How sick was Naomi, I wanted to know. Because sending money to another town is very difficult since the post has been on strike for months now and just turning up at the bus station and giving an envelope to someone traveling that direction is not always a safe option. So maybe it was better if Marie traveled there herself with the money.

So Marie called some family living near the great-aunt, that had a telephone. They told her that Naomi was sick, that she was in the hospital. But they could not say more.

Hospital? Marie started to look pale.

Well, even if they don’t like to tell us what is happening, let’s just keep asking them, I suggested.

So Marie called again.

Naomi was in the hospital, they said, because she’d needed an operation, but they could not tell her more.

Marie was getting really pale now. Not that many people over here survive an operation, just think of all the infections and complications that can follow…

Was Naomi OK? I looked at Marie who picked up the phone and called again.

Yes, they had to operate Naomi because there was a baby in her belly and they could not get it out. But they could not tell us anything more.

A baby stuck?? I thought of what Marie had told me about her own pregnancy and of what’s happening all the time: once a girl finds herself pregnant and alone -the usual scenario- she tries to get rid of the fetus and that does not always end well, because it is not good for you to drink poison or to put sticks in your belly.

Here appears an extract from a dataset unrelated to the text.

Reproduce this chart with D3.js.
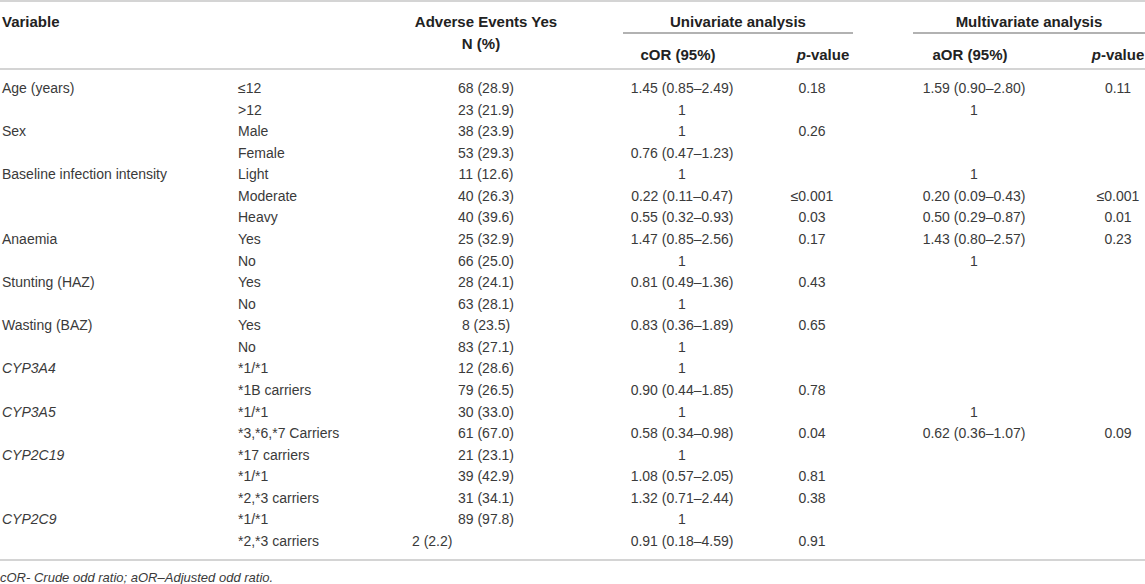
<!DOCTYPE html>
<html lang="en">
<head>
    <meta charset="UTF-8">
    <title>Adverse events table</title>
    <script src="https://cdn.jsdelivr.net/npm/d3@7"></script>
    <style>
        body {
            margin: 0;
            background: white;
        }
        svg {
            display: block;
            font-family: "Liberation Sans", Arial, sans-serif;
        }
        .cell {
            font-size: 14px;
            fill: #3a3a3a;
        }
        .head {
            font-size: 15px;
            font-weight: bold;
            fill: #222;
        }
        .rule {
            stroke: #d4d4d4;
            stroke-width: 2;
        }
        .subrule {
            stroke: #666;
            stroke-width: 1.2;
        }
    </style>
</head>
<body>
    <svg id="canvas" width="1145" height="584"></svg>
    <script>
        // table contents, one entry per row
        const variables = ["Age (years)", "", "Sex", "", "Baseline infection intensity", "", "",
            "Anaemia", "", "Stunting (HAZ)", "", "Wasting (BAZ)", "", "CYP3A4", "",
            "CYP3A5", "", "CYP2C19", "", "", "CYP2C9", ""]
        const levels = ["≤12", ">12", "Male", "Female", "Light", "Moderate", "Heavy",
            "Yes", "No", "Yes", "No", "Yes", "No", "*1/*1", "*1B carriers",
            "*1/*1", "*3,*6,*7 Carriers", "*17 carriers", "*1/*1", "*2,*3 carriers",
            "*1/*1", "*2,*3 carriers"]
        const adverseN = ["68 (28.9)", "23 (21.9)", "38 (23.9)", "53 (29.3)", "11 (12.6)",
            "40 (26.3)", "40 (39.6)", "25 (32.9)", "66 (25.0)", "28 (24.1)", "63 (28.1)",
            "8 (23.5)", "83 (27.1)", "12 (28.6)", "79 (26.5)", "30 (33.0)", "61 (67.0)",
            "21 (23.1)", "39 (42.9)", "31 (34.1)", "89 (97.8)", "2 (2.2)"]
        const cOR = ["1.45 (0.85–2.49)", "1", "1", "0.76 (0.47–1.23)", "1",
            "0.22 (0.11–0.47)", "0.55 (0.32–0.93)", "1.47 (0.85–2.56)", "1",
            "0.81 (0.49–1.36)", "1", "0.83 (0.36–1.89)", "1", "1", "0.90 (0.44–1.85)",
            "1", "0.58 (0.34–0.98)", "1", "1.08 (0.57–2.05)", "1.32 (0.71–2.44)",
            "1", "0.91 (0.18–4.59)"]
        const cP = ["0.18", "", "0.26", "", "", "≤0.001", "0.03", "0.17", "", "0.43", "",
            "0.65", "", "", "0.78", "", "0.04", "", "0.81", "0.38", "", "0.91"]
        const aOR = ["1.59 (0.90–2.80)", "1", "", "", "1", "0.20 (0.09–0.43)",
            "0.50 (0.29–0.87)", "1.43 (0.80–2.57)", "1", "", "", "", "", "", "",
            "1", "0.62 (0.36–1.07)", "", "", "", "", ""]
        const aP = ["0.11", "", "", "", "", "≤0.001", "0.01", "0.23", "", "", "", "",
            "", "", "", "", "0.09", "", "", "", "", ""]
        const footnote = "cOR- Crude odd ratio; aOR–Adjusted odd ratio."

        const svg = d3.select("#canvas")

        // row positions
        const rowY = d3.scalePoint()
            .domain(d3.range(variables.length))
            .range([88, 541])

        // column layout
        const columns = [
            {values: variables, x: 2, anchor: "start"},
            {values: levels, x: 238, anchor: "start"},
            {values: adverseN, x: 486, anchor: "middle"},
            {values: cOR, x: 682, anchor: "middle"},
            {values: cP, x: 812, anchor: "middle"},
            {values: aOR, x: 974, anchor: "middle"},
            {values: aP, x: 1118, anchor: "middle"}
        ]

        // horizontal rules
        svg.append("line").attr("class", "rule")
            .attr("x1", 0).attr("x2", 1145).attr("y1", 1).attr("y2", 1)
        svg.append("line").attr("class", "rule")
            .attr("x1", 0).attr("x2", 1145).attr("y1", 69).attr("y2", 69)
        svg.append("line").attr("class", "rule")
            .attr("x1", 0).attr("x2", 1145).attr("y1", 560).attr("y2", 560)

        // group headers with underline
        const groups = [
            {label: "Univariate analysis", x1: 623, x2: 853},
            {label: "Multivariate analysis", x1: 913, x2: 1145}
        ]
        groups.forEach(g => {
            svg.append("text").attr("class", "head")
                .attr("x", (g.x1 + g.x2) / 2).attr("y", 21)
                .attr("text-anchor", "middle").attr("dominant-baseline", "central")
                .text(g.label)
            svg.append("line").attr("class", "subrule")
                .attr("x1", g.x1).attr("x2", g.x2).attr("y1", 33).attr("y2", 33)
        })

        // column headers
        const heads = [
            {text: "Variable", x: 2, y: 21, anchor: "start"},
            {text: "Adverse Events Yes", x: 486, y: 21, anchor: "middle"},
            {text: "N (%)", x: 481, y: 43, anchor: "middle"},
            {text: "cOR (95%)", x: 678, y: 54, anchor: "middle"},
            {text: "p|-value", x: 823, y: 54, anchor: "middle"},
            {text: "aOR (95%)", x: 970, y: 54, anchor: "middle"},
            {text: "p|-value", x: 1118, y: 54, anchor: "middle"}
        ]
        heads.forEach(h => {
            const t = svg.append("text").attr("class", "head")
                .attr("x", h.x).attr("y", h.y)
                .attr("text-anchor", h.anchor).attr("dominant-baseline", "central")
            if (h.text.includes("|")) {
                const parts = h.text.split("|")
                t.append("tspan").style("font-style", "italic").text(parts[0])
                t.append("tspan").text(parts[1])
            } else {
                t.text(h.text)
            }
        })

        // body cells
        columns.forEach((col, ci) => {
            svg.append("g")
                .selectAll("text")
                .data(col.values.map((v, i) => ({v: v, i: i})).filter(d => d.v !== ""))
                .join("text")
                .attr("class", "cell")
                .attr("x", d => (ci === 2 && d.v === "2 (2.2)") ? 412 : col.x)
                .attr("y", d => rowY(d.i))
                .attr("text-anchor", d => (ci === 2 && d.v === "2 (2.2)") ? "start" : col.anchor)
                .attr("dominant-baseline", "central")
                .style("font-style", d => (ci === 0 && d.v.startsWith("CYP")) ? "italic" : null)
                .text(d => d.v)
        })

        // footnote
        svg.append("text").attr("class", "cell")
            .attr("x", 0).attr("y", 577)
            .attr("dominant-baseline", "central")
            .style("font-size", "13px")
            .style("font-style", "italic")
            .text(footnote)
    </script>
</body>
</html>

Well, I said, if that’s what happened and Naomi survives it, then at least you don’t have the worry of a living baby on your hands.

So let’s find out if Naomi is Ok.

Marie called again. Yes, Naomi was Ok. And the baby too.

What, the baby had survived?

Yes, but because Naomi’s body was too small (fourteen years for real but because of malnourishment you’d give her rather nine), well, because her body was too small the baby had to be taken out by cesarean. This operation cost 100,000 CFA (roughly three month’s average salary), so they needed Marie to send that money to pay the hospital.

No worries, we told them, the money would be on its way.

Great, so the one who’s paying can give the baby its name, they told us.

Marie looked relieved and specified that it should be Niko and Remi to name this baby.

Niko was delighted: Elise Sophie Panda, she said - she is crazy about pandas these days.

I hope the name will bring the baby some luck, it will need it to survive, because not only is Naomi very young, she’s being used by the great-aunt to work in her rice business to produce and sell attieke (a favorite rice dish), day and night.

Marie explains that according to African traditions, once a child is given away, you cannot claim it back that easily. So Naomi and her baby are now in the hands of the great-aunt. Marie preferred to send her brother to deliver the money to them and is in no hurry to go there herself. She says that she will go visit them in august, when we are on holiday. After all, she says, it is all in the hands of God, and God is great.